▸ **PROBLEM TO SOLVE**: From the listing below, return each line that includes "diagram".

□ □ □

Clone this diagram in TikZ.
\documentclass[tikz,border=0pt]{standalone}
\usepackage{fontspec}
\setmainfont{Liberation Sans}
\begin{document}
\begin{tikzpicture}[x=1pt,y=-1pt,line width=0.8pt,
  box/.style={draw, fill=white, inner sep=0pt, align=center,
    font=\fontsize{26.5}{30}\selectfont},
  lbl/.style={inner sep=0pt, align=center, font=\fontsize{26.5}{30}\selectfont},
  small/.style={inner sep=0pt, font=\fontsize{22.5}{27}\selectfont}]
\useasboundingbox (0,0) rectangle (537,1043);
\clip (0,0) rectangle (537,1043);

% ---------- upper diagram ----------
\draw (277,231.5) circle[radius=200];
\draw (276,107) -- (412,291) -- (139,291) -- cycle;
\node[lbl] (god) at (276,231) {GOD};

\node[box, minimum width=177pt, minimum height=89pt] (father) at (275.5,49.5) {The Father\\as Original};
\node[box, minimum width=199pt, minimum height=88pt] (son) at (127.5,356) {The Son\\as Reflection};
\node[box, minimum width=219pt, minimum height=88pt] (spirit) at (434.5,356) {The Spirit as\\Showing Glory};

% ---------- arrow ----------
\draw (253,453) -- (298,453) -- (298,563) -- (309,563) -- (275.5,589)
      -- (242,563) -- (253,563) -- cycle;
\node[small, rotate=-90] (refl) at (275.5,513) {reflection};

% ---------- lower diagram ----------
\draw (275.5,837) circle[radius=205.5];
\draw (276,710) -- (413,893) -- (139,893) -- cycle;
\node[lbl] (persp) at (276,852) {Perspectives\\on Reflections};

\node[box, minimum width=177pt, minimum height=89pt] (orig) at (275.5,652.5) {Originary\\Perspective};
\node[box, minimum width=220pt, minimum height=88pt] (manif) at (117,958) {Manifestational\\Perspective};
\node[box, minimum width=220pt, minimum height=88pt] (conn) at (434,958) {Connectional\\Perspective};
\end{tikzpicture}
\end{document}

□ □ □

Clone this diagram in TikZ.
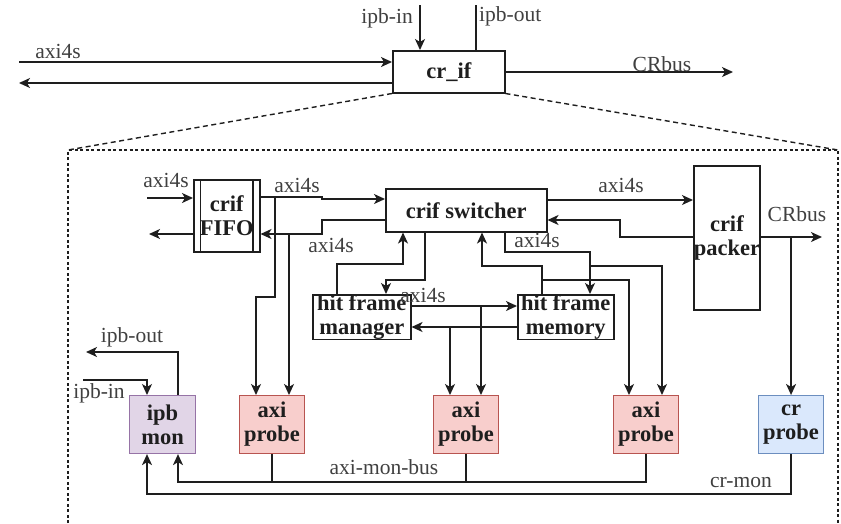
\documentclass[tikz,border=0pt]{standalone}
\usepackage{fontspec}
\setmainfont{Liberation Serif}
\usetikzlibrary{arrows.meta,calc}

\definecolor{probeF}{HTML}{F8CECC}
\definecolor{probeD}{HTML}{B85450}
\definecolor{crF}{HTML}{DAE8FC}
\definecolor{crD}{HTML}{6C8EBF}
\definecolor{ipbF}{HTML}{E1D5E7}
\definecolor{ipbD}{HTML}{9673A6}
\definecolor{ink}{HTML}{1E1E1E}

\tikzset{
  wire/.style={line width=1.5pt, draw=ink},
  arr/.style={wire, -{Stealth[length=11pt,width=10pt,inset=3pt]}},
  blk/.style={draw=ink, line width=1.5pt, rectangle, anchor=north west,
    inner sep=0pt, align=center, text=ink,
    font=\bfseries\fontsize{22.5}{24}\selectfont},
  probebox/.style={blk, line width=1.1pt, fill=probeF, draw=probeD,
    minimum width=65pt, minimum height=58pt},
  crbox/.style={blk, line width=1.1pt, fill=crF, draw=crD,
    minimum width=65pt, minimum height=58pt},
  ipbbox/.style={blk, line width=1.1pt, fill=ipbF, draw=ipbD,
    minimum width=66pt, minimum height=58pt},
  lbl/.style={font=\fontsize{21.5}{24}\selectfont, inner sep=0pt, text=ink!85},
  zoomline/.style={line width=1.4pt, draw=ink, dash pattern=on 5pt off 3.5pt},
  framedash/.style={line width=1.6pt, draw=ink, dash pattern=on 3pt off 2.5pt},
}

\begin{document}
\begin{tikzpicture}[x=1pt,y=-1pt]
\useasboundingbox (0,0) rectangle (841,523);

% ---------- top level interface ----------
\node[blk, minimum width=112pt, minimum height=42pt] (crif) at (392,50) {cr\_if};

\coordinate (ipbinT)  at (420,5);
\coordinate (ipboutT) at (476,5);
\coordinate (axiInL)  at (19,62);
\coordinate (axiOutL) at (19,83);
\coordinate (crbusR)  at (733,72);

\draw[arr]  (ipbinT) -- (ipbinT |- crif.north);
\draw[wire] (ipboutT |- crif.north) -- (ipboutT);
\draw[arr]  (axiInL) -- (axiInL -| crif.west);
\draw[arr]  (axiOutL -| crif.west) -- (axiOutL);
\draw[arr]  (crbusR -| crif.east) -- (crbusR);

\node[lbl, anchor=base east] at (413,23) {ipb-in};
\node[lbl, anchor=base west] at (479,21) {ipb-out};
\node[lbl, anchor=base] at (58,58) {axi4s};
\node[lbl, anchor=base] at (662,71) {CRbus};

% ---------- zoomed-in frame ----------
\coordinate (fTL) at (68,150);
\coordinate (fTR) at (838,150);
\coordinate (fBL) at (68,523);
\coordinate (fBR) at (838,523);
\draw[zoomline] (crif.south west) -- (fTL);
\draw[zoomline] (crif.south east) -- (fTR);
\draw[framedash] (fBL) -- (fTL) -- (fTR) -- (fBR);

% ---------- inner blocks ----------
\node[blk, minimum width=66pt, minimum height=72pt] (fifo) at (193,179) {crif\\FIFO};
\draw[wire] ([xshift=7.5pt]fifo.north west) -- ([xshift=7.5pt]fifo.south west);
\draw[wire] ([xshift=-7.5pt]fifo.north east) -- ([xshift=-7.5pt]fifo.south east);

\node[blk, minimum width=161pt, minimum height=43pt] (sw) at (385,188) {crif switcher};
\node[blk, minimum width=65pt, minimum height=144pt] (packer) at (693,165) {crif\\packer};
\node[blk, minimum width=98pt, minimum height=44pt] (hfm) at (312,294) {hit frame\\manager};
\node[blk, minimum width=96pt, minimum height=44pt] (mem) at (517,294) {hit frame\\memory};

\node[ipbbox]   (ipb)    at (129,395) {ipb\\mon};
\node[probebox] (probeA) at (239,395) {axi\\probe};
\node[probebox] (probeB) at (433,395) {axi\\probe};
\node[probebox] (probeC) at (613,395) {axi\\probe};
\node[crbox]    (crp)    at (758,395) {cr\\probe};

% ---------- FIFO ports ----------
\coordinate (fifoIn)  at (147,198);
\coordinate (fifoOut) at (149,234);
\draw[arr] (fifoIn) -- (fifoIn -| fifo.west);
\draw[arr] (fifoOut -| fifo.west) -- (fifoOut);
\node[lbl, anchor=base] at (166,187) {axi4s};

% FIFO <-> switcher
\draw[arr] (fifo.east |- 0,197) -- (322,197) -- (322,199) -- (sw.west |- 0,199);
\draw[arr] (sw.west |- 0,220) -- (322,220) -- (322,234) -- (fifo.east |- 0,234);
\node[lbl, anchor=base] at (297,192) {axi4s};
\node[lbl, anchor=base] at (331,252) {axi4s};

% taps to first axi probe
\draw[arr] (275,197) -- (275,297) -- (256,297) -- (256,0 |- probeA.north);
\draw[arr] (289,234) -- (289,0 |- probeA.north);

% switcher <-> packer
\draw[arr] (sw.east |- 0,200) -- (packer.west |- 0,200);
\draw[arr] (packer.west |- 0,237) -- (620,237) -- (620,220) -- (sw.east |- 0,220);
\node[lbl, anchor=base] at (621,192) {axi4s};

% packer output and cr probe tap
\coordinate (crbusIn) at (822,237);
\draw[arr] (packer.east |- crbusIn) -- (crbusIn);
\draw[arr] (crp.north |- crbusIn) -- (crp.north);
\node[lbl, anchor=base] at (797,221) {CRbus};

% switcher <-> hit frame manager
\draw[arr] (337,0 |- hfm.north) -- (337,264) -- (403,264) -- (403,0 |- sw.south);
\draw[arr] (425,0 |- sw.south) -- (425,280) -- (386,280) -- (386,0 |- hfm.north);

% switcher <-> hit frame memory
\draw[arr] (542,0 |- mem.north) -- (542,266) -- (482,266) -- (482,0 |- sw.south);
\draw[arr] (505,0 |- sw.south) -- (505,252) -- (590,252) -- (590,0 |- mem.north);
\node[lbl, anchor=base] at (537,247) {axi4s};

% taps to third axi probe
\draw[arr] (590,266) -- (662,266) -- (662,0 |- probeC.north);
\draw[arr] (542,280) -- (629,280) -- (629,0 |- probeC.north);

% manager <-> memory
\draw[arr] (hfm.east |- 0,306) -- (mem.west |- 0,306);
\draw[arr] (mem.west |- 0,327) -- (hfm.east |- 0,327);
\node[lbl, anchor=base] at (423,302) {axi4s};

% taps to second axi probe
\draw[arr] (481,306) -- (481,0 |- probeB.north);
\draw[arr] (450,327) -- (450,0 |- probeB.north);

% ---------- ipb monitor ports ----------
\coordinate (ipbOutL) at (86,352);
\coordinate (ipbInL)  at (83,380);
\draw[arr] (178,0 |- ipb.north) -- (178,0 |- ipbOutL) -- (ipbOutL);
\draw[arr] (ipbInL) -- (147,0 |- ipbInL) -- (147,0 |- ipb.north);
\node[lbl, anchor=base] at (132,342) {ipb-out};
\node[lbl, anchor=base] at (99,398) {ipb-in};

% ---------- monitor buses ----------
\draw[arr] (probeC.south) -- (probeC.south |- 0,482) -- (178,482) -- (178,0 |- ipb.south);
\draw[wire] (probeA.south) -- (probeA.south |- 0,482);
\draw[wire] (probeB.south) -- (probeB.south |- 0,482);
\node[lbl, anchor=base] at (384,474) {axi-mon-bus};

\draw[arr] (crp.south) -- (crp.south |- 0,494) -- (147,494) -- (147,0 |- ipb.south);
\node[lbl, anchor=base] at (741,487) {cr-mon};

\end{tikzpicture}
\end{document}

□ □ □

▸ **SOLUTION TO THIS PROBLEM**:
Clone this diagram in TikZ.
% ---------- upper diagram ----------
% ---------- lower diagram ----------
Clone this diagram in TikZ.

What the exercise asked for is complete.